Feast of Saint Gregory the Great

On Friday, 3 September we celebrate the feast of Saint Gregory the Great. The title ‘the Great’ is given to very few people and only usually to two Popes – Leo I and Gregory I. It normally indicates that they have had great influence in their own time and well beyond it.

Gregory came from a noble Roman family and was the son of a senator. He was a state official as a young man, but in 573 he sold off his properties and founded monasteries in Sicily and Rome. The following year he entered the monastery of St Andrew in Rome which was the monastery he had founded in the city.

Successively he became one the deacons of Rome – a role more important than that of priest at the time – and then the pope’s ambassador to the court of the Emperor in Constantinople. In 590 he became Pope.
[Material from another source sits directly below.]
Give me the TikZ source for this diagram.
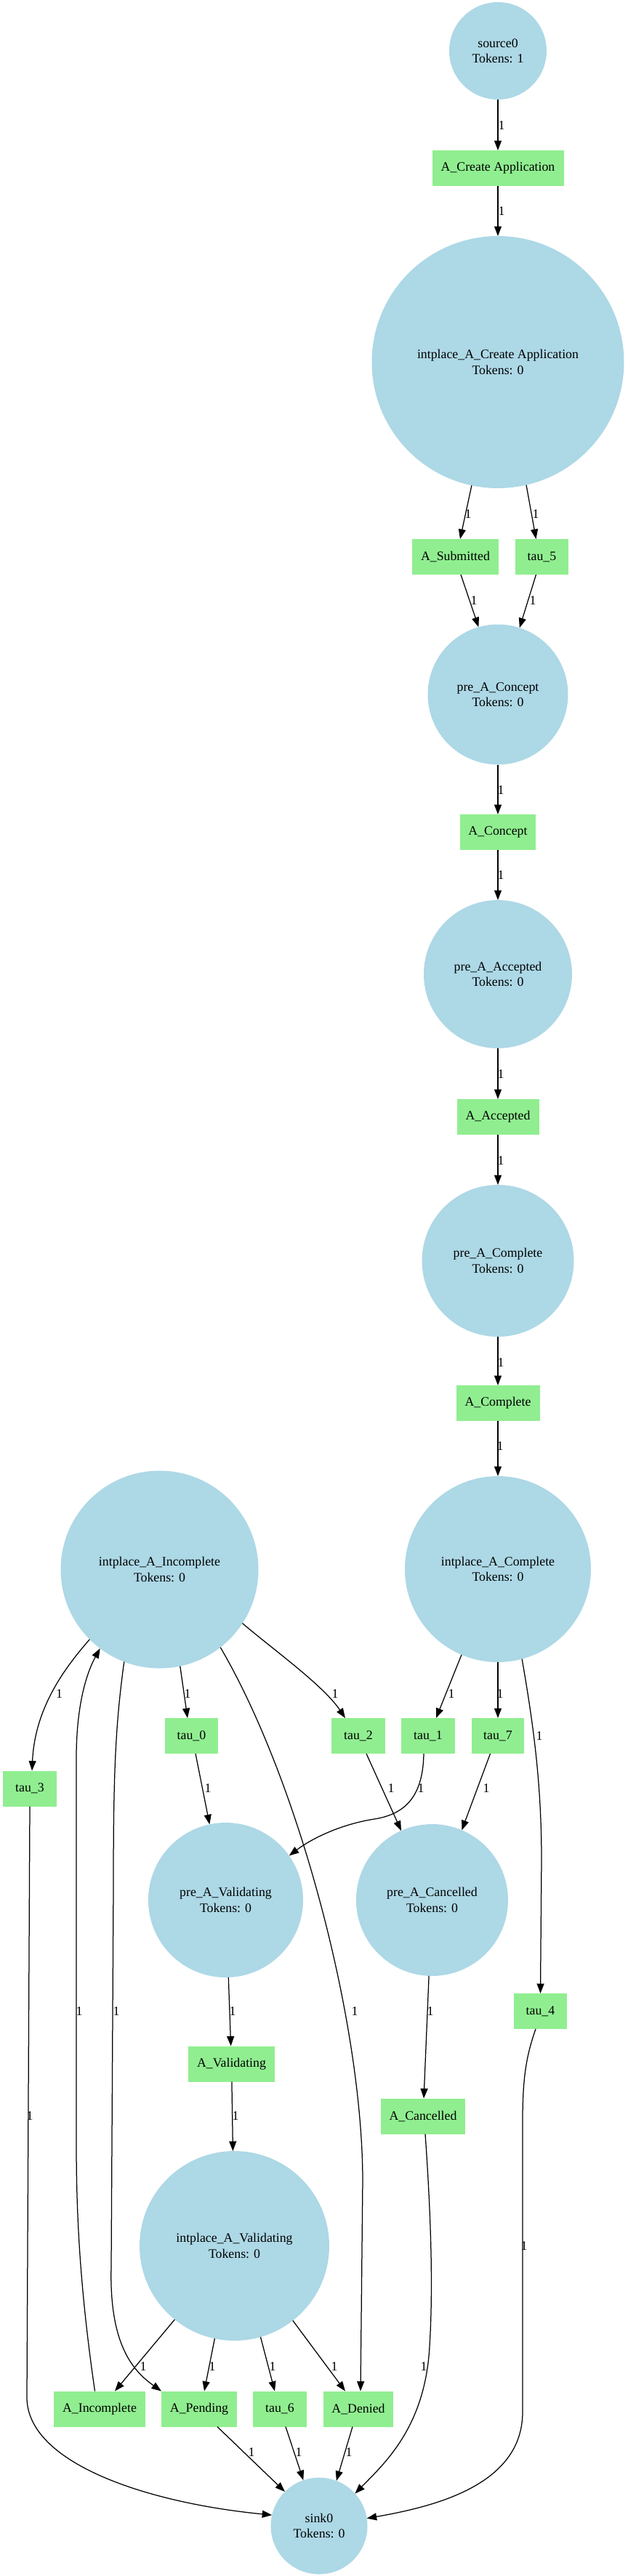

His writings – On Pastoral Care and The Dialogues – became classics right up into the Middle Ages. Although he hankered for the contemplative life, all his energies were required for his care of the Roman people in turbulent times. His time as Pope required him to deal with floods in Rome, a famine, a plague and an invasion by the Lombard barbarians.

It was Gregory who sent monk missionaries to Anglo-Saxon England to seek to evangelize that country. The leader of the group was Augustine (not the one from Hippo), whom we now know as Augustine of Canterbury, that city being the place given him by the local king to establish himself. He is considered the first Archbishop of Canterbury.

Pope Gregory the Great died in 604 and was about 65 to 70 years old at his death. He was quickly acclaimed a saint.